Successive governments, including Mr. Rouhani’s, periodically cracked down on hijab noncompliance with fines, arrests and verbal warnings, but hard-liners were impatient to reverse the liberalizing tide. Since Ebrahim Raisi, an ultraconservative, became president a year ago, he has systematically tightened enforcement of strict social and religious rules.
In July, the president ordered all “responsible entities and institutions” to devise a strategy for stepping up hijab enforcement. Violations, he said, were damaging the values of the Islamic Republic and “promoting corruption.”
Iran’s chief prosecutor declared his support for barring women who were improperly covered from getting access to social and government services, including the subway. The Ministry of Guidance ordered movie theaters to stop showing women in ads.

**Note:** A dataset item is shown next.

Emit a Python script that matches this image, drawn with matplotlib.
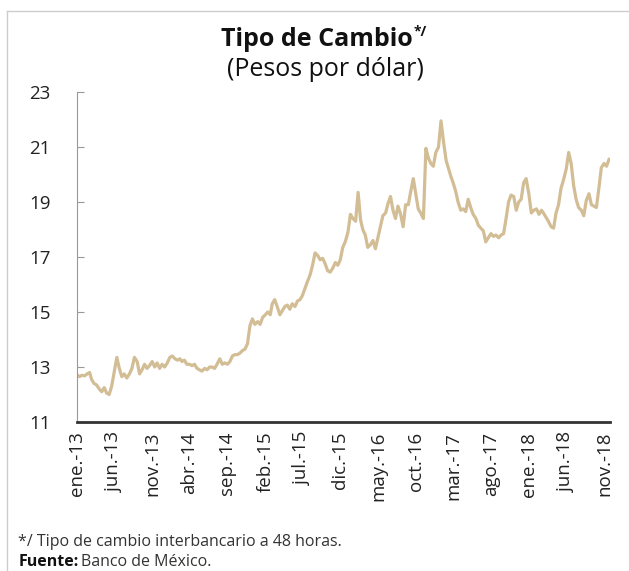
import matplotlib
matplotlib.use("Agg")
import matplotlib.pyplot as plt
import numpy as np
import pandas as pd
from matplotlib.lines import Line2D

plt.rcParams['font.family'] = ['Open Sans', 'DejaVu Sans']

# pesos per dollar (about every 10 days)
rate_2013 = [12.72, 12.65, 12.70, 12.68, 12.75, 12.80, 12.55, 12.40, 12.35,
             12.20, 12.10, 12.25, 12.05, 12.00, 12.30, 12.85, 13.35, 12.95,
             12.65, 12.75, 12.60, 12.75, 12.95, 13.35, 13.20, 12.75, 12.90,
             13.10, 12.95, 13.05, 13.20, 13.00, 13.15, 12.95, 13.10, 13.00]
rate_2014 = [13.15, 13.35, 13.40, 13.30, 13.25, 13.30, 13.20, 13.25, 13.10,
             13.10, 13.05, 13.10, 12.95, 12.90, 12.85, 12.95, 12.90, 13.00,
             13.00, 12.95, 13.10, 13.30, 13.10, 13.15, 13.10, 13.20, 13.40,
             13.45, 13.45, 13.50, 13.60, 13.65, 13.85, 14.50, 14.75, 14.55]
rate_2015 = [14.65, 14.55, 14.80, 14.90, 15.00, 14.90, 15.30, 15.45, 15.20,
             14.90, 15.05, 15.20, 15.25, 15.10, 15.30, 15.20, 15.40, 15.45,
             15.60, 15.85, 16.10, 16.35, 16.70, 17.15, 17.05, 16.90, 16.95,
             16.75, 16.50, 16.45, 16.60, 16.80, 16.70, 16.90, 17.35, 17.55]
rate_2016 = [17.90, 18.55, 18.40, 18.30, 19.35, 18.35, 18.00, 17.80, 17.35,
             17.45, 17.60, 17.30, 17.70, 18.10, 18.50, 18.60, 18.95, 19.20,
             18.70, 18.40, 18.85, 18.55, 18.10, 18.90, 18.90, 19.40, 19.85,
             19.30, 18.75, 18.60, 18.40, 20.95, 20.60, 20.40, 20.30, 20.80]
rate_2017 = [21.00, 21.95, 21.20, 20.50, 20.20, 19.90, 19.70, 19.40, 19.00,
             18.70, 18.75, 18.65, 19.10, 18.80, 18.55, 18.40, 18.15, 18.05,
             17.95, 17.55, 17.70, 17.85, 17.75, 17.80, 17.70, 17.80, 17.85,
             18.40, 19.00, 19.25, 19.20, 18.70, 19.00, 19.10, 19.70, 19.85]
rate_2018 = [19.30, 18.60, 18.70, 18.75, 18.55, 18.70, 18.60, 18.45, 18.30,
             18.10, 18.05, 18.60, 18.90, 19.50, 19.80, 20.20, 20.80, 20.40,
             19.60, 19.10, 18.80, 18.70, 18.50, 19.05, 19.30, 18.90, 18.85,
             18.80, 19.50, 20.25, 20.40, 20.30, 20.55]

tick_labels = ['ene.-13', 'jun.-13', 'nov.-13', 'abr.-14', 'sep.-14',
               'feb.-15', 'jul.-15', 'dic.-15', 'may.-16', 'oct.-16',
               'mar.-17', 'ago.-17', 'ene.-18', 'jun.-18', 'nov.-18']

months = pd.date_range('2013-01-01', '2018-11-01', freq='MS')
dates = [m + pd.Timedelta(days=d) for m in months for d in (0, 10, 20)]
rate = np.concatenate([rate_2013, rate_2014, rate_2015,
                       rate_2016, rate_2017, rate_2018])

fig = plt.figure(figsize=(6.29, 5.71), dpi=100)
ax = fig.add_axes([0.1224, 0.2609, 0.8474, 0.578])

ax.plot(dates, rate, color='#d2bd95', lw=2.3, solid_joinstyle='round')

ax.set_ylim(11, 23)
ax.set_yticks(range(11, 24, 2))
ax.set_xlim(pd.Timestamp('2013-01-01'), pd.Timestamp('2018-11-25'))
ax.set_xticks(pd.date_range('2013-01-01', '2018-11-01', freq='5MS'))
ax.set_xticklabels(tick_labels, rotation=90)

for s in ['top', 'right']:
    ax.spines[s].set_visible(False)
ax.spines['left'].set_color('#999999')
ax.spines['left'].set_linewidth(0.8)
ax.spines['bottom'].set_color('#333333')
ax.spines['bottom'].set_linewidth(2)

ax.tick_params(axis='y', direction='in', length=5, width=0.8, color='#999999',
               labelsize=13.5, pad=19, labelcolor='#222222')
ax.tick_params(axis='x', length=0, pad=7, labelsize=13.5, labelcolor='#222222')

# frame lines around the panel
fig.add_artist(Line2D([7/629, 7/629], [0, 1 - 11/571], color='#cccccc', lw=1))
fig.add_artist(Line2D([7/629, 1], [1 - 11/571, 1 - 11/571], color='#cccccc', lw=1))

# titles
t = fig.text(0.503, 0.919, 'Tipo de Cambio', ha='center', va='baseline',
             fontsize=18, fontweight='bold', color='#111111')
fig.text(0.518, 0.867, '(Pesos por dólar)', ha='center', va='baseline',
         fontsize=18, color='#111111')

fig.canvas.draw()
bb = t.get_window_extent().transformed(fig.transFigure.inverted())
fig.text(bb.x1 + 0.002, 0.937, '*/', ha='left', va='baseline',
         fontsize=10, fontweight='bold', color='#111111')

# notes
fig.text(0.029, 0.044, '*/ Tipo de cambio interbancario a 48 horas.',
         ha='left', va='baseline', fontsize=11.5, color='#333333')
f = fig.text(0.029, 0.009, 'Fuente:', ha='left', va='baseline',
             fontsize=11.5, fontweight='bold', color='#111111')
fig.canvas.draw()
fb = f.get_window_extent().transformed(fig.transFigure.inverted())
fig.text(fb.x1 + 0.004, 0.009, 'Banco de México.', ha='left', va='baseline',
         fontsize=11.5, color='#333333')

fig.savefig('out.png', dpi=100)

The backlash to the policy has come not just from the country’s secular camp, but also from religious and conservative Iranians who said it would only deepen the divide between the government and its people.
But the clerical establishment was unmoved, blaming the reaction on foreign interference. “In the history of Islamic Iran, the life of the women of Iran has always been associated with chastity and hijab,” Mr. Raisi said last month.
His campaign spurred growing tension and violence in the months before Ms. Amini’s death. Cafes were shut for allowing bareheaded customers. Videos on social media showed morality police officers insulting, beating and dragging women into vans to be sent for “re-education” in proper hijab.
In one widely seen video, the mother of a woman who had been arrested threw herself in front of a moving morality police van, screaming: “My daughter is sick. I beg you not to take her.”
Sapideh Rashno, a 28-year-old writer who had taken off her head scarf on a bus, was caught on video in mid-July arguing with a conservatively dressed woman who berated her for “improper dress.” Ms. Rashno was arrested. Two weeks later, state television broadcast an interview showing her apologizing for the episode, her face bruised and her eyes ringed with purple circles.
Her case prompted a public outcry. But with the explosion of protests, the conversation has moved beyond the hijab to the system itself.
“The hijab is a symbolic thing that has brought women to the front and center,” said Nazli Kamvari, an Iranian-Canadian feminist author, “but it connects them to all sorts of discrimination that everyone is facing.”